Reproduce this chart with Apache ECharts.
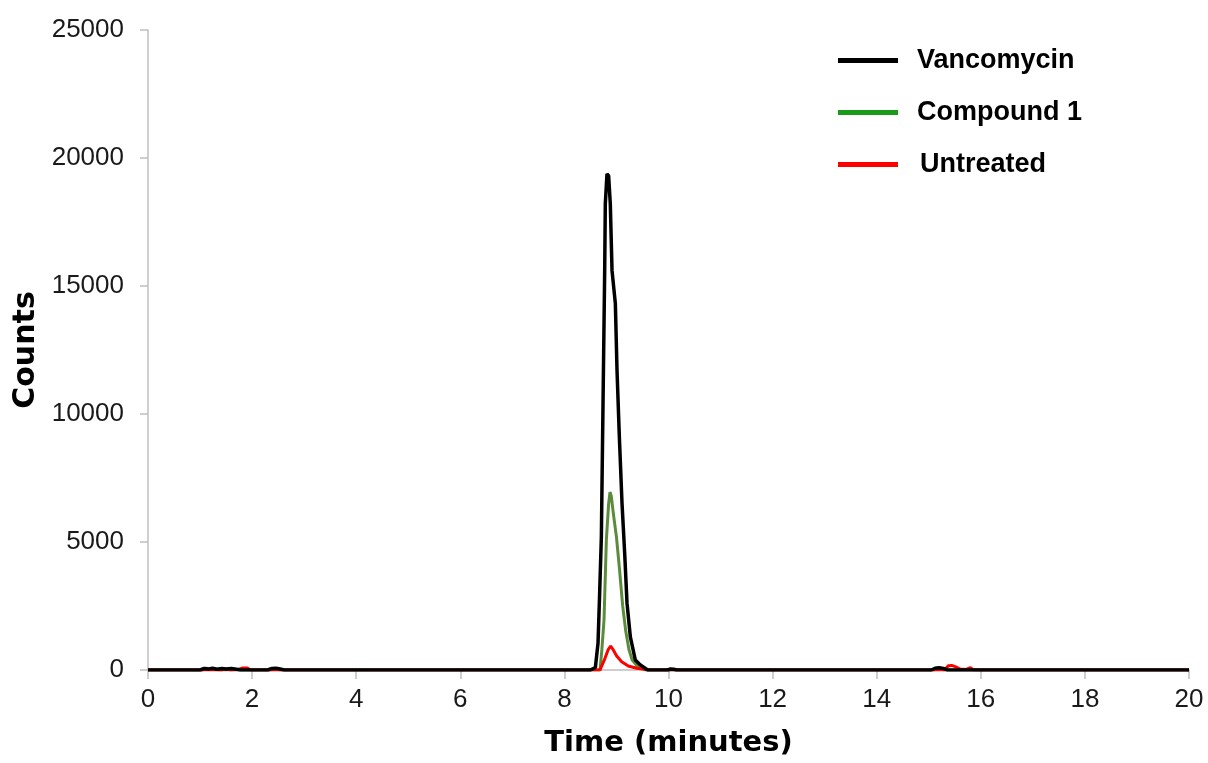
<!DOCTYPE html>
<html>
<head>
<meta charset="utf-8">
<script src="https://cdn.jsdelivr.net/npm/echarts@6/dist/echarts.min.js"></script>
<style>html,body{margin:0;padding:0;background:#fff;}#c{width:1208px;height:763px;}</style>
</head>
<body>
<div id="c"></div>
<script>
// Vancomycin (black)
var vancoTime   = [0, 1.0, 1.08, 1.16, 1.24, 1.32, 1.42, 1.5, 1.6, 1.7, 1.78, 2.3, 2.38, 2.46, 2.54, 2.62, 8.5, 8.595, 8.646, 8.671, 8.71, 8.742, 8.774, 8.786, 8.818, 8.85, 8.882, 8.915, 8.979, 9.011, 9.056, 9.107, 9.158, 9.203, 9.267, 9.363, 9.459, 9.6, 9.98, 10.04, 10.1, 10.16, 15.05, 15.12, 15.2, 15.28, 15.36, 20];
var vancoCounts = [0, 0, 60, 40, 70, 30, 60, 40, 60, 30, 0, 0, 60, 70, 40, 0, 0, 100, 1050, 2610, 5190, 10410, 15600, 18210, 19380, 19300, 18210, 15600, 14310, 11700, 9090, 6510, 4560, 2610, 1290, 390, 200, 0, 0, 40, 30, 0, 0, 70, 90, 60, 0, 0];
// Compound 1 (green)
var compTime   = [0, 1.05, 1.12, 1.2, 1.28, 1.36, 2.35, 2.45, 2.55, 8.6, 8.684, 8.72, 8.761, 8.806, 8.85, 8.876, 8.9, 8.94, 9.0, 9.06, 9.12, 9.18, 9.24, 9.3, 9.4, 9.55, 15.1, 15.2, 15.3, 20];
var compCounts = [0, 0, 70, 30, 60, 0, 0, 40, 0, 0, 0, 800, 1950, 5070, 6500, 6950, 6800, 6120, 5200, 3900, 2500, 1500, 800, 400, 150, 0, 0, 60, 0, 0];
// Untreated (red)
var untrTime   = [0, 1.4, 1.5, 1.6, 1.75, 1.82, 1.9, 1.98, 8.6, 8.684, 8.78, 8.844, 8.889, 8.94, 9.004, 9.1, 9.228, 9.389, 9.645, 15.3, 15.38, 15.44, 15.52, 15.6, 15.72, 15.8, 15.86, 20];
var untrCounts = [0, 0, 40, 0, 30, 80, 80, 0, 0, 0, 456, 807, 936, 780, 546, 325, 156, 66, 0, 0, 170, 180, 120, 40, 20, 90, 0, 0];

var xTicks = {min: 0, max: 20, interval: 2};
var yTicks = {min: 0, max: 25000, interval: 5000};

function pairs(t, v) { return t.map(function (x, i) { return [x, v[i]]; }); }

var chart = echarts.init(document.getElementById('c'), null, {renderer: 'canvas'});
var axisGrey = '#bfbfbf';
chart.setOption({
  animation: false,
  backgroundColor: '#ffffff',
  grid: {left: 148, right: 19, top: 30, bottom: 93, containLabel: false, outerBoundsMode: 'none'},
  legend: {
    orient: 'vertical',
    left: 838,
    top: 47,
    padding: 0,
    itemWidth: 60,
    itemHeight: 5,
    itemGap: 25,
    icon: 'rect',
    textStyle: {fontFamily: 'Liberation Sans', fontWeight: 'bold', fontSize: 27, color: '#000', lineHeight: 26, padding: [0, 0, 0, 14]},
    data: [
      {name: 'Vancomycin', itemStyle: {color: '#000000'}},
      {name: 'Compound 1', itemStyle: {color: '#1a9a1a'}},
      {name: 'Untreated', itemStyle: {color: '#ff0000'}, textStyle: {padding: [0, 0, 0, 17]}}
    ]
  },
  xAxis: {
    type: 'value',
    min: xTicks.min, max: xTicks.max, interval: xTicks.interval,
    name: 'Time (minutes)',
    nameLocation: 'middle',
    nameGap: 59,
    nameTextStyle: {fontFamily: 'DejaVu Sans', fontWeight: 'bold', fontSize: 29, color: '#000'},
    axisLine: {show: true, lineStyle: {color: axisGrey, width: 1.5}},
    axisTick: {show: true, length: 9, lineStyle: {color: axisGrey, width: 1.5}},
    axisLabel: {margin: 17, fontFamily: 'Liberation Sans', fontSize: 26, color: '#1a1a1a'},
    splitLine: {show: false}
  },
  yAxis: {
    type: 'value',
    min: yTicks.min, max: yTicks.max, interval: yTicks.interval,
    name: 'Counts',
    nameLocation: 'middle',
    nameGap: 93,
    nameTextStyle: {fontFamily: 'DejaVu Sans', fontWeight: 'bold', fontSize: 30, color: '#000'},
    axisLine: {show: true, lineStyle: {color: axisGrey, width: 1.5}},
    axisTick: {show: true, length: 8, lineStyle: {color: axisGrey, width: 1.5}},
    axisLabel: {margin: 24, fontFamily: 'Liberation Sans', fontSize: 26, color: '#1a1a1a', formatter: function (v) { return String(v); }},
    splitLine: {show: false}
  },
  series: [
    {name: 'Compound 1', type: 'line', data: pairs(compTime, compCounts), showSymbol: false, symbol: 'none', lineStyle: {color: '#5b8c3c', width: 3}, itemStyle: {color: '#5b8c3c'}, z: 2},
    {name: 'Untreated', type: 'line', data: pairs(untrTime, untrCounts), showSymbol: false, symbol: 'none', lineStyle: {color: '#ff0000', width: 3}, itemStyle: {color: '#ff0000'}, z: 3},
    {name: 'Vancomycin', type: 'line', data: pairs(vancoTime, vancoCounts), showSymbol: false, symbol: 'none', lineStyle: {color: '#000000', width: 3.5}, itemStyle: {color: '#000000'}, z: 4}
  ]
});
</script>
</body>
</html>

____________

STATED EXERCISE: Every line of the material is to be quoted exactly, with no pictures carried over.

ANSWER:
Reproduce this chart with Apache ECharts.
<!DOCTYPE html>
<html>
<head>
<meta charset="utf-8">
<script src="https://cdn.jsdelivr.net/npm/echarts@6/dist/echarts.min.js"></script>
<style>html,body{margin:0;padding:0;background:#fff;}#c{width:1208px;height:763px;}</style>
</head>
<body>
<div id="c"></div>
<script>
// Vancomycin (black)
var vancoTime   = [0, 1.0, 1.08, 1.16, 1.24, 1.32, 1.42, 1.5, 1.6, 1.7, 1.78, 2.3, 2.38, 2.46, 2.54, 2.62, 8.5, 8.595, 8.646, 8.671, 8.71, 8.742, 8.774, 8.786, 8.818, 8.85, 8.882, 8.915, 8.979, 9.011, 9.056, 9.107, 9.158, 9.203, 9.267, 9.363, 9.459, 9.6, 9.98, 10.04, 10.1, 10.16, 15.05, 15.12, 15.2, 15.28, 15.36, 20];
var vancoCounts = [0, 0, 60, 40, 70, 30, 60, 40, 60, 30, 0, 0, 60, 70, 40, 0, 0, 100, 1050, 2610, 5190, 10410, 15600, 18210, 19380, 19300, 18210, 15600, 14310, 11700, 9090, 6510, 4560, 2610, 1290, 390, 200, 0, 0, 40, 30, 0, 0, 70, 90, 60, 0, 0];
// Compound 1 (green)
var compTime   = [0, 1.05, 1.12, 1.2, 1.28, 1.36, 2.35, 2.45, 2.55, 8.6, 8.684, 8.72, 8.761, 8.806, 8.85, 8.876, 8.9, 8.94, 9.0, 9.06, 9.12, 9.18, 9.24, 9.3, 9.4, 9.55, 15.1, 15.2, 15.3, 20];
var compCounts = [0, 0, 70, 30, 60, 0, 0, 40, 0, 0, 0, 800, 1950, 5070, 6500, 6950, 6800, 6120, 5200, 3900, 2500, 1500, 800, 400, 150, 0, 0, 60, 0, 0];
// Untreated (red)
var untrTime   = [0, 1.4, 1.5, 1.6, 1.75, 1.82, 1.9, 1.98, 8.6, 8.684, 8.78, 8.844, 8.889, 8.94, 9.004, 9.1, 9.228, 9.389, 9.645, 15.3, 15.38, 15.44, 15.52, 15.6, 15.72, 15.8, 15.86, 20];
var untrCounts = [0, 0, 40, 0, 30, 80, 80, 0, 0, 0, 456, 807, 936, 780, 546, 325, 156, 66, 0, 0, 170, 180, 120, 40, 20, 90, 0, 0];

var xTicks = {min: 0, max: 20, interval: 2};
var yTicks = {min: 0, max: 25000, interval: 5000};

function pairs(t, v) { return t.map(function (x, i) { return [x, v[i]]; }); }

var chart = echarts.init(document.getElementById('c'), null, {renderer: 'canvas'});
var axisGrey = '#bfbfbf';
chart.setOption({
  animation: false,
  backgroundColor: '#ffffff',
  grid: {left: 148, right: 19, top: 30, bottom: 93, containLabel: false, outerBoundsMode: 'none'},
  legend: {
    orient: 'vertical',
    left: 838,
    top: 47,
    padding: 0,
    itemWidth: 60,
    itemHeight: 5,
    itemGap: 25,
    icon: 'rect',
    textStyle: {fontFamily: 'Liberation Sans', fontWeight: 'bold', fontSize: 27, color: '#000', lineHeight: 26, padding: [0, 0, 0, 14]},
    data: [
      {name: 'Vancomycin', itemStyle: {color: '#000000'}},
      {name: 'Compound 1', itemStyle: {color: '#1a9a1a'}},
      {name: 'Untreated', itemStyle: {color: '#ff0000'}, textStyle: {padding: [0, 0, 0, 17]}}
    ]
  },
  xAxis: {
    type: 'value',
    min: xTicks.min, max: xTicks.max, interval: xTicks.interval,
    name: 'Time (minutes)',
    nameLocation: 'middle',
    nameGap: 59,
    nameTextStyle: {fontFamily: 'DejaVu Sans', fontWeight: 'bold', fontSize: 29, color: '#000'},
    axisLine: {show: true, lineStyle: {color: axisGrey, width: 1.5}},
    axisTick: {show: true, length: 9, lineStyle: {color: axisGrey, width: 1.5}},
    axisLabel: {margin: 17, fontFamily: 'Liberation Sans', fontSize: 26, color: '#1a1a1a'},
    splitLine: {show: false}
  },
  yAxis: {
    type: 'value',
    min: yTicks.min, max: yTicks.max, interval: yTicks.interval,
    name: 'Counts',
    nameLocation: 'middle',
    nameGap: 93,
    nameTextStyle: {fontFamily: 'DejaVu Sans', fontWeight: 'bold', fontSize: 30, color: '#000'},
    axisLine: {show: true, lineStyle: {color: axisGrey, width: 1.5}},
    axisTick: {show: true, length: 8, lineStyle: {color: axisGrey, width: 1.5}},
    axisLabel: {margin: 24, fontFamily: 'Liberation Sans', fontSize: 26, color: '#1a1a1a', formatter: function (v) { return String(v); }},
    splitLine: {show: false}
  },
  series: [
    {name: 'Compound 1', type: 'line', data: pairs(compTime, compCounts), showSymbol: false, symbol: 'none', lineStyle: {color: '#5b8c3c', width: 3}, itemStyle: {color: '#5b8c3c'}, z: 2},
    {name: 'Untreated', type: 'line', data: pairs(untrTime, untrCounts), showSymbol: false, symbol: 'none', lineStyle: {color: '#ff0000', width: 3}, itemStyle: {color: '#ff0000'}, z: 3},
    {name: 'Vancomycin', type: 'line', data: pairs(vancoTime, vancoCounts), showSymbol: false, symbol: 'none', lineStyle: {color: '#000000', width: 3.5}, itemStyle: {color: '#000000'}, z: 4}
  ]
});
</script>
</body>
</html>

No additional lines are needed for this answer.